瀬川 2人からも話があったように、プロダクトについては基盤部分さえうまく整理できていないレベルなので、初期段階から関わることを面白いと思ってもらえる人に来て欲しいですよね。

整っていないからこそ、仕組みの部分、仕様の部分、もっといえば”開発の文化”みたいなものもつくってもらえる。ある程度整った環境じゃないと嫌だという人には合わないと思いますが、そこからスタートして自分でやっていけることを楽しめる人にとってはやりがいがあると思います。

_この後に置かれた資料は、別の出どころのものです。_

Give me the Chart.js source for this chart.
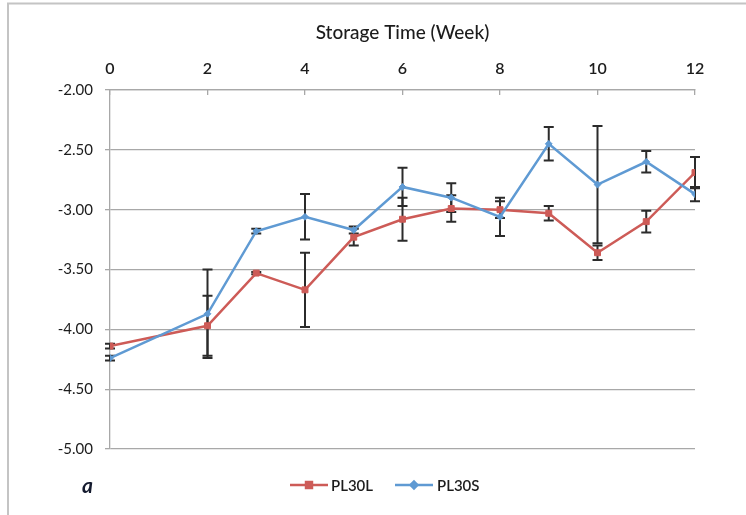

会社のカルチャーとして、自分がつくりたいもの、つくれるものを実現するために会社があるという人はスキル面で折り合ったとしてもうちで働いてもらうのはちょっと難しいなと思っています。掲げているミッションが壮大なので、そこへの共感やカルチャーフィットのようなものはものすごく重要だと考えているからなんです。

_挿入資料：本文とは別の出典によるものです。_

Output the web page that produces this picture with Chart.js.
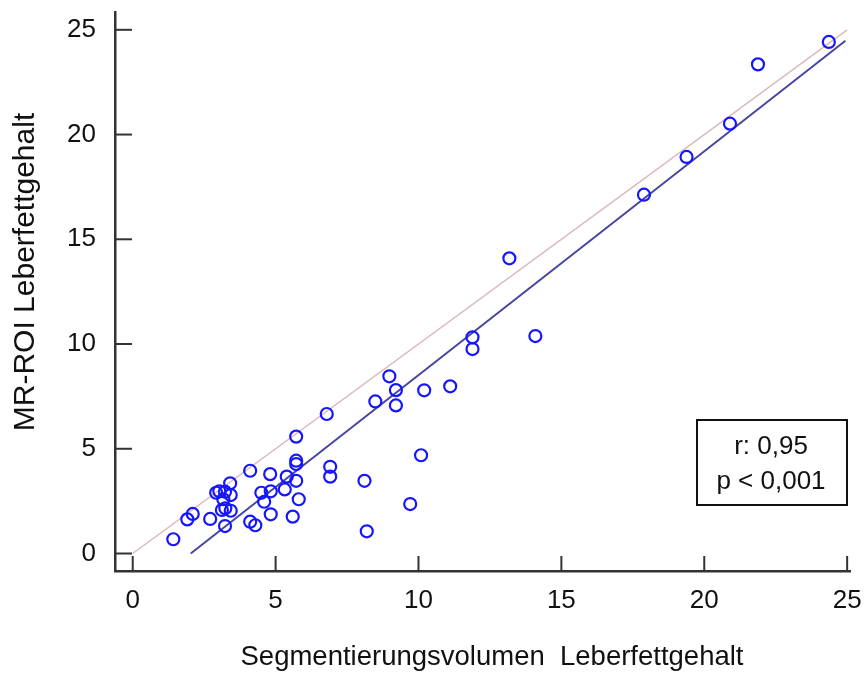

お約束できるのは、うちに来てもらえれば、エンジニアとして、企業人として、ビジネスマンとして成長ができるよということ。

このステージ、この規模の会社としては異常なくらい大量で、貴重なデータを扱っています。日本の名だたる大企業の在庫データ、売り上げ、商品の動きについての細かいデータを扱える会社はなかなかありません。商売のコアの部分に関するデータを扱えるのは、エンジニアとしても面白いポイントじゃないかなと思います。

こうした生きたデータを扱うことで、我々のプロダクトが世の中をよくしていくステップを目の前で見ることができる。自分がつくったものが社会をよくしていく様子を実感できる。今日やっている努力が、明日の在庫を減らし、数年後の廃棄を減らす。そこに貢献できる。大げさに言えば、社長として、社員のみんなには自分が働いた証しを後世に残してもらいたいなと思っています。

『FULL KAITEN』で世界規模の問題を解決したい

 地球とか世界とかいうとなかなかイメージが沸かないと思いますけど、日本にも少子高齢化、労働人口の激減という「2030年問題」が間近に迫っています。

 新型コロナの問題で、一時的に物が売れない世界がやってきましたが、これは10年後に当たり前に起こることが少し早くやってきただけだと思っているんです。今みたいに、たくさん物をつくることを前提にしたビジネスは到底成り立たない時代がすぐそこにある。これから10年で「在庫問題」を解決して、小売業をはじめとする多くの企業のビジネスモデルを変えていく必要があるんです。

今ある在庫で売り上げも伸ばせるし、在庫は少なくて済む。そんな新しい価値を『FULL KAITEN』というプロダクトを通して、私たちが伝えていけばと思っています。